COUPS RÉPÉTÉS
Par le Commissaire.
Voici, je me tiens à la porte, et je frappe. (Apocalypse III. 20.)
C'est après avoir adressé aux indifférents cet avertissement solennel: Ainsi, parce que tu es tiède, et que tu n’es ni froid ni bouillant, je te vomirai de ma bouche, que le Seigneur, dans un dernier et suprême effort d’amour, ajoute:
«VOICI, JE ME TIENS À LA PORTE ET JE FRAPPE».
D’un côté le soldat du Christ presque ressaisi par le monde, ses convoitises et ses péchés, l’âme sur le point de sombrer;
de l’autre le Christ plaidant avec elle, pour la dernière fois peut-être, et lui offrant son aide et son pardon.
Un si grand amour ne peut se mesurer qu’à un si grand danger!
En effet, que peut-on concevoir de plus triste:
– qu’une âme sauvée retournant aux péchés qu’elle avait délaissés,
– quoi de plus amer qu’un racheté du Christ trahissant son Sauveur,
– quelle position plus périlleuse que celle d’une âme née à la vie, à la paix, au Ciel, mais retournant à la mort, aux tourments, à l’enfer!
Christ frappant à la porte du cœur qui le renie, quelle tendresse! Son enfant lui préférant le monde et le péché, quel lâche abandon!
* * *
Pourquoi frappe-t-il encore, Lui, le Seigneur de gloire?
Parce qu’il aime encore sa brebis qui s’égare!
Pourquoi persévère-t-il dans ses efforts?
Parce qu’il sait qu’à moins qu’elle ne revienne à lui repentante et brisée, prête à délaisser le mal, le péché, le sort le plus terrible lui est réservé: L’ABANDON FINAL, LA CONDAMNATION ÉTERNELLE, LE DÉSESPOIR, L’ENFER.
Oh! quelle sombre perspective que celle du rétrograde! Quel sort plus affreux que celui d’une âme ayant connu Dieu, goûté les joies célestes, entendu résonner à ses oreilles l’harmonie céleste, mais qui est retournée â ses péchés et à ses vices!

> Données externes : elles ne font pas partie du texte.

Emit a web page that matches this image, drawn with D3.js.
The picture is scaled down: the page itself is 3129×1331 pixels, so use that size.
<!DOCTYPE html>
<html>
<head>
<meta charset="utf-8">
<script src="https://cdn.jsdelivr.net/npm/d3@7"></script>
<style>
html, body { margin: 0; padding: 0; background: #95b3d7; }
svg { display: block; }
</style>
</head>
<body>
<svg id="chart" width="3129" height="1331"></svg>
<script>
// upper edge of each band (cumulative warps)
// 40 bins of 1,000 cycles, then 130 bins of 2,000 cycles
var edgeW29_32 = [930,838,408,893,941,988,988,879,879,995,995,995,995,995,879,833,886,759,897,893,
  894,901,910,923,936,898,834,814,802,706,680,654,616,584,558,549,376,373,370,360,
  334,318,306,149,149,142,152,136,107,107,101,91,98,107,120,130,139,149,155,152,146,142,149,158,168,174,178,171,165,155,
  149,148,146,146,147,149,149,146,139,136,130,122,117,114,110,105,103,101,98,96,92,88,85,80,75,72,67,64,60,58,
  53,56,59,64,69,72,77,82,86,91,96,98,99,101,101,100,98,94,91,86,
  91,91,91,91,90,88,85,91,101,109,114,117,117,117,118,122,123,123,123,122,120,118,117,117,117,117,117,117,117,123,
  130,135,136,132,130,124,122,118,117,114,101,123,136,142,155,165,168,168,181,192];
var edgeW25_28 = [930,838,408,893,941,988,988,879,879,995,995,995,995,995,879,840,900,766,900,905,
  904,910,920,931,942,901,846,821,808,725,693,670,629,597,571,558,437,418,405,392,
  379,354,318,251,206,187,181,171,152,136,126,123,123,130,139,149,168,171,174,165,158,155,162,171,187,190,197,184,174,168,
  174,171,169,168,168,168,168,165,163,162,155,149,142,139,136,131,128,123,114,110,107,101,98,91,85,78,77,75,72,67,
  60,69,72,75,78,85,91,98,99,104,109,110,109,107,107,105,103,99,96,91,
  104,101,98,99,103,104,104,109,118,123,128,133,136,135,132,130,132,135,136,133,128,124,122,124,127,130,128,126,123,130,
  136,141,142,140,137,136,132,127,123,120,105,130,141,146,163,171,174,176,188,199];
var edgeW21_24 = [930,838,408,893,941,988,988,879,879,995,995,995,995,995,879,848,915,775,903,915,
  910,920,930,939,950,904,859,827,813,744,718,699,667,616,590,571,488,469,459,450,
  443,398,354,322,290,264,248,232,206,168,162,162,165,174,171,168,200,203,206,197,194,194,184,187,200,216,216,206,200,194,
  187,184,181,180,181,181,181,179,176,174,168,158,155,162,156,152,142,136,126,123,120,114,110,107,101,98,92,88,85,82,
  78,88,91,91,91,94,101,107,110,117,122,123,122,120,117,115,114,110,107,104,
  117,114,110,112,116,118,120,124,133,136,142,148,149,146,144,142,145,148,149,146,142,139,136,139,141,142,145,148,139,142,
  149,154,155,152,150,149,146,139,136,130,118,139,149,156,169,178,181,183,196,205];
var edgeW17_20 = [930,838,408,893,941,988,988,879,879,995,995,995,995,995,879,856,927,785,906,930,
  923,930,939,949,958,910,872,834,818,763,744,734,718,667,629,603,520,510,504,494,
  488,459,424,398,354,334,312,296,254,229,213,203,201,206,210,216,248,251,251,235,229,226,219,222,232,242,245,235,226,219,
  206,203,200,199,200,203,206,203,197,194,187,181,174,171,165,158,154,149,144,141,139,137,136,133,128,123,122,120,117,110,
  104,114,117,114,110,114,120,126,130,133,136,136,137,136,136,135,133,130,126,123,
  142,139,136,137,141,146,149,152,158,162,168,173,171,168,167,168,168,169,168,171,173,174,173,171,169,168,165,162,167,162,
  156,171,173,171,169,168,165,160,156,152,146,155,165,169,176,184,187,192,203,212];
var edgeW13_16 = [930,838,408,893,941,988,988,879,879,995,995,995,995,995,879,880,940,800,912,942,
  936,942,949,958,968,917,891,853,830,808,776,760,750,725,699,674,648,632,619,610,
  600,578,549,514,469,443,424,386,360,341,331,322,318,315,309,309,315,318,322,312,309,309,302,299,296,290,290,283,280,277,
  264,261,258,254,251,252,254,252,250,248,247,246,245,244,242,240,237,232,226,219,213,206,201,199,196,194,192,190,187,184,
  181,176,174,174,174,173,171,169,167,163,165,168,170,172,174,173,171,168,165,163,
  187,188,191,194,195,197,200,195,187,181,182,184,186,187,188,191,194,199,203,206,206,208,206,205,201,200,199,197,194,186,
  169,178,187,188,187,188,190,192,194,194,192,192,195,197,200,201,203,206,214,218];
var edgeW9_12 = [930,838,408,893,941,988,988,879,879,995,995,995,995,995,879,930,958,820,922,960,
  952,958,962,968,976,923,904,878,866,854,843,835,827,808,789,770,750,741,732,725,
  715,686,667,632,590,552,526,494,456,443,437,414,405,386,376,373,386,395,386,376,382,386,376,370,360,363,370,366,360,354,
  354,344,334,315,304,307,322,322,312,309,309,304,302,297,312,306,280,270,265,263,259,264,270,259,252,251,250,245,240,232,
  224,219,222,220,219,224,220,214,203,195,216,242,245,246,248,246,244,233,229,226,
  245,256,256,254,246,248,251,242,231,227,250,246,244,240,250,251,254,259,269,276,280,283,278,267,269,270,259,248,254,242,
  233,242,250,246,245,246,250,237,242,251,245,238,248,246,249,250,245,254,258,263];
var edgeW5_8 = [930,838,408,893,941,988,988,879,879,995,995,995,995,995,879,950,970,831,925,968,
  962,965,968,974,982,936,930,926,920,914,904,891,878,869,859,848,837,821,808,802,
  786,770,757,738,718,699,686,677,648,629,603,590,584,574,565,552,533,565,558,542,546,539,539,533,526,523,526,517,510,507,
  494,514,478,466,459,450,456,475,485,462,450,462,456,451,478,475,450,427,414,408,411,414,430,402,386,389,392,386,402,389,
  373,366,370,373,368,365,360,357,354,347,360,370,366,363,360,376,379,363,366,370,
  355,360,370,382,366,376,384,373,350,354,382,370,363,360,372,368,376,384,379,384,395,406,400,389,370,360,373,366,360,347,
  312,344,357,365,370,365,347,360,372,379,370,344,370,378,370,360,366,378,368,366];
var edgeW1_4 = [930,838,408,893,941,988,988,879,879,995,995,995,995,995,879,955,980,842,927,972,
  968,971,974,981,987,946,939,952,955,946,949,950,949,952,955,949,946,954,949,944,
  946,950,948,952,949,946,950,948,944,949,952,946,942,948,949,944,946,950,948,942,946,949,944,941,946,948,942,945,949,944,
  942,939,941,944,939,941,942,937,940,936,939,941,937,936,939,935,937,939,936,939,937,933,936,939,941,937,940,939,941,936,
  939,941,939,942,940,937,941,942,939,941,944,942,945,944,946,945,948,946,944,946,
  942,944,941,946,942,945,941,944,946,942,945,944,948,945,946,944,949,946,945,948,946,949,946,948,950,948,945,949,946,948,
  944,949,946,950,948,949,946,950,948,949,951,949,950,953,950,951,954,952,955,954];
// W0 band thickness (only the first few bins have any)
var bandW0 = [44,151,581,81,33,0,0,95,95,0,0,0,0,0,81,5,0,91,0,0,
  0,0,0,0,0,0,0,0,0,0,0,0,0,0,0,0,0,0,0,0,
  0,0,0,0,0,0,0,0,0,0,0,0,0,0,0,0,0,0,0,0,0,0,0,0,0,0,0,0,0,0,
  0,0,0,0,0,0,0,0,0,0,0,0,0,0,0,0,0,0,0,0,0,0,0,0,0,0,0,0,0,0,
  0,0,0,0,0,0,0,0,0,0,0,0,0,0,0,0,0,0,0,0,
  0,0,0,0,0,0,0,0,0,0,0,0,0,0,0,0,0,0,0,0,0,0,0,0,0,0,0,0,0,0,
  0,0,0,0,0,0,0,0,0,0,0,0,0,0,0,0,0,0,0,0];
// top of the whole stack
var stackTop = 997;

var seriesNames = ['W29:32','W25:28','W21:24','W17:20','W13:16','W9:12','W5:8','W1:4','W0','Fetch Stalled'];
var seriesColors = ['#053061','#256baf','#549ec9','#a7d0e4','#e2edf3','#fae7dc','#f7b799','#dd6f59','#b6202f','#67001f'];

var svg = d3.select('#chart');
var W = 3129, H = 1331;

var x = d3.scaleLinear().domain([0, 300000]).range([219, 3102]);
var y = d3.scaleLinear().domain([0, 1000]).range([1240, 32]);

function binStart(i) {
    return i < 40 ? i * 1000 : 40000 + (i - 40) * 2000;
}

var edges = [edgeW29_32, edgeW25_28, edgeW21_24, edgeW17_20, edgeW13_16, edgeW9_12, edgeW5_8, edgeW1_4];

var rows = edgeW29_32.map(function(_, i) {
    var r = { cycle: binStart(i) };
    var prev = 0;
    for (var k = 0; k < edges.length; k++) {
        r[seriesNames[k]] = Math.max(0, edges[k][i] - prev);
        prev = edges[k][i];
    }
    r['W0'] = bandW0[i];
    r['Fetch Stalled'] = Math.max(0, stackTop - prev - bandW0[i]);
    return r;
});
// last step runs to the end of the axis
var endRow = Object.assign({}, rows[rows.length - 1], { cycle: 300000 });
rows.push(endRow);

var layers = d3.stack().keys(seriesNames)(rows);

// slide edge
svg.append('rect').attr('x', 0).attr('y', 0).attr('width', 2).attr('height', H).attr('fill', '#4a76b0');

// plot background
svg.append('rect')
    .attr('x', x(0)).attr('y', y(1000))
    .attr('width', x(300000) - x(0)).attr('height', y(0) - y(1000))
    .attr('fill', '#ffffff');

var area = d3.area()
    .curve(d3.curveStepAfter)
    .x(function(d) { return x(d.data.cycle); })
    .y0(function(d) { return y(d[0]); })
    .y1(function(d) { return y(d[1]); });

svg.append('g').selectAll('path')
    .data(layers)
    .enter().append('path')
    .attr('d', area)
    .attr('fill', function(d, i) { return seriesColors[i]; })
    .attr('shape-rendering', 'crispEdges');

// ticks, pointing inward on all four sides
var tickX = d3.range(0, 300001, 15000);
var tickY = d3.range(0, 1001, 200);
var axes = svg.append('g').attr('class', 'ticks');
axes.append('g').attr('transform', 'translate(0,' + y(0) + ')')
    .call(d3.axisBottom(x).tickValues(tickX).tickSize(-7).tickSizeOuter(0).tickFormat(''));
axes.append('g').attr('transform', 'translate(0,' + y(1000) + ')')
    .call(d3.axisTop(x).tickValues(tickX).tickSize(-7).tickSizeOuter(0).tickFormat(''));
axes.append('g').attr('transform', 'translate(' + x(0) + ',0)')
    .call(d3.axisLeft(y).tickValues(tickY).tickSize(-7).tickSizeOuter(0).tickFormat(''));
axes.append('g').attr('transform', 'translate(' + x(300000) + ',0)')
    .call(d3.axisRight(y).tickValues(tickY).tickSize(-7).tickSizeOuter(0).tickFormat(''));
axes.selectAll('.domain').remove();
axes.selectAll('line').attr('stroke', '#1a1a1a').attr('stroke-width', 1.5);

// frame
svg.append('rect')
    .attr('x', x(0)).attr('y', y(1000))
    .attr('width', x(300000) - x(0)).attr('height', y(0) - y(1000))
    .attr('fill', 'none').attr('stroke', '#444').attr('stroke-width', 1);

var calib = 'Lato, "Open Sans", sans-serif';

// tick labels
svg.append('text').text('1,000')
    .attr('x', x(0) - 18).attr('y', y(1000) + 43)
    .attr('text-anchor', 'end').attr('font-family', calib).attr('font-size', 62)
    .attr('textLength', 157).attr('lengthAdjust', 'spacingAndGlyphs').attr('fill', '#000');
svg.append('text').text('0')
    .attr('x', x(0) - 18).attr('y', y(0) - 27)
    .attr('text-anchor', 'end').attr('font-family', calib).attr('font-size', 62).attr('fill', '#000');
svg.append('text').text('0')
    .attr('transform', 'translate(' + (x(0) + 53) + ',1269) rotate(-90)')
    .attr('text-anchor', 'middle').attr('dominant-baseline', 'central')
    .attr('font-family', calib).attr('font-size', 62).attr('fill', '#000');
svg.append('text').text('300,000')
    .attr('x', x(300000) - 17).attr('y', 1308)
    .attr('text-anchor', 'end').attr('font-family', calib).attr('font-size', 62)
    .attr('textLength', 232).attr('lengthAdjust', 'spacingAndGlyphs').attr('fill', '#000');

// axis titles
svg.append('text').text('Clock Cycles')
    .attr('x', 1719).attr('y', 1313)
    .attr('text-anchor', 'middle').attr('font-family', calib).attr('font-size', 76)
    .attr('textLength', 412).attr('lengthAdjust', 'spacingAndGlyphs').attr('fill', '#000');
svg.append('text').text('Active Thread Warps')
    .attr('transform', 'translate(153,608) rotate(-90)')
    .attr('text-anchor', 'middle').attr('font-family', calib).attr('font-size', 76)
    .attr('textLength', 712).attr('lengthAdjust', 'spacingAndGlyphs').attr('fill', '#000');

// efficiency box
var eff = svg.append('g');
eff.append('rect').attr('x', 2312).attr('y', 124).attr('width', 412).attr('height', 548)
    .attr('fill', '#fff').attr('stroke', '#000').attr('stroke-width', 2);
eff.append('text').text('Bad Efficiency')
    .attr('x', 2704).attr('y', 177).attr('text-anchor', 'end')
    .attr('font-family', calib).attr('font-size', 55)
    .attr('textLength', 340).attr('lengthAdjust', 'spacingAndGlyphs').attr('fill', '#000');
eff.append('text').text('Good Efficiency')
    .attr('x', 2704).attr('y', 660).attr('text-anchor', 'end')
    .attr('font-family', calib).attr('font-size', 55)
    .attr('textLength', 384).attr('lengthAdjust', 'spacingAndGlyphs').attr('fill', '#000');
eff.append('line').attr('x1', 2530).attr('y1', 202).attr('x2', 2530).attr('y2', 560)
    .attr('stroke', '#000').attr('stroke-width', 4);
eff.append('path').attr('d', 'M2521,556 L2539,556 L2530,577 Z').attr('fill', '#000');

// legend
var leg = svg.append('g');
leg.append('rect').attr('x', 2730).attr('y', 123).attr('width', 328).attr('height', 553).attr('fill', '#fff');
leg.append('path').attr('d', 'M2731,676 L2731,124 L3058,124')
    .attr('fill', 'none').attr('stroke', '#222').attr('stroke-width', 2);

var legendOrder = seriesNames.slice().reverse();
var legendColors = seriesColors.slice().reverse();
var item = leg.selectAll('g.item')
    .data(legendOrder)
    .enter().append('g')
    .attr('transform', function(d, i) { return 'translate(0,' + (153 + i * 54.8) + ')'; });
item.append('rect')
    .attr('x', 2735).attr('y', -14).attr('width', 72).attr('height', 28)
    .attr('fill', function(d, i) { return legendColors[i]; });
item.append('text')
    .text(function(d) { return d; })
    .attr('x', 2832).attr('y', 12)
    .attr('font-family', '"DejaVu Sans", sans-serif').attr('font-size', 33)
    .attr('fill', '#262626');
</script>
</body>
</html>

Quel sombre avenir: ce ciel qu’on avait entrevu, mais maintenant perdu! cet enfer qu’on avait fui, mais dont on est redevenu la victime!
* * *
Et cependant Christ frappe, Il frappe encore à la porte de ce cœur rebelle, de cette âme sur le point de sombrer.
* * *
Il frappe d'abord doucement par les souvenirs bénis du passé:
«Pense à ce que j’ai fait pour toi», semble-t-il dire;
«Souviens-toi de ton passé, souviens-toi du Calvaire, des épines, de l’angoisse de la Croix, du Sang versé pour toi! Souviens-toi des maux que j’ai subis pour toi.
Le Fils de Dieu agonisant pour tes péchés ne te parle-t-il pas en ce moment?
Pourquoi le trahir encore, Lui qui a tant aimé?»
Il frappe ensuite, mais avec quelle douceur infinie! en faisant sentir à son enfant tout ce qu’il a perdu de paix, de joie, de bonheur réel depuis le jour où il a abandonné son Maître.
Il frappe encore — ce coup ne te réveille-t-il pas, mon frère, ma sœur? — par la vision d’un Paradis perdu, mais qui peut être reconquis.
Il
frappe
toujours
attendant que l’âme s’ouvre à nouveau, que le cœur s’attendrisse
et s’humilie: Il désire tant le posséder tout entier! PUIS QUAND
L’ÂME S’OUVRE ENFIN. Il LA BÉNIT, LA SAUVE.
IL FRAPPE UNE DERNIÈRE FOIS et, lors que sourde à ses appels, l’âme reste close à jamais, n’ayant d’yeux que pour le monde, de sens que pour le péché, de cœur que pour ce qui passe, Il murmure comme un doux zéphir: «JE T’AIME» ET... IL S’EN VA.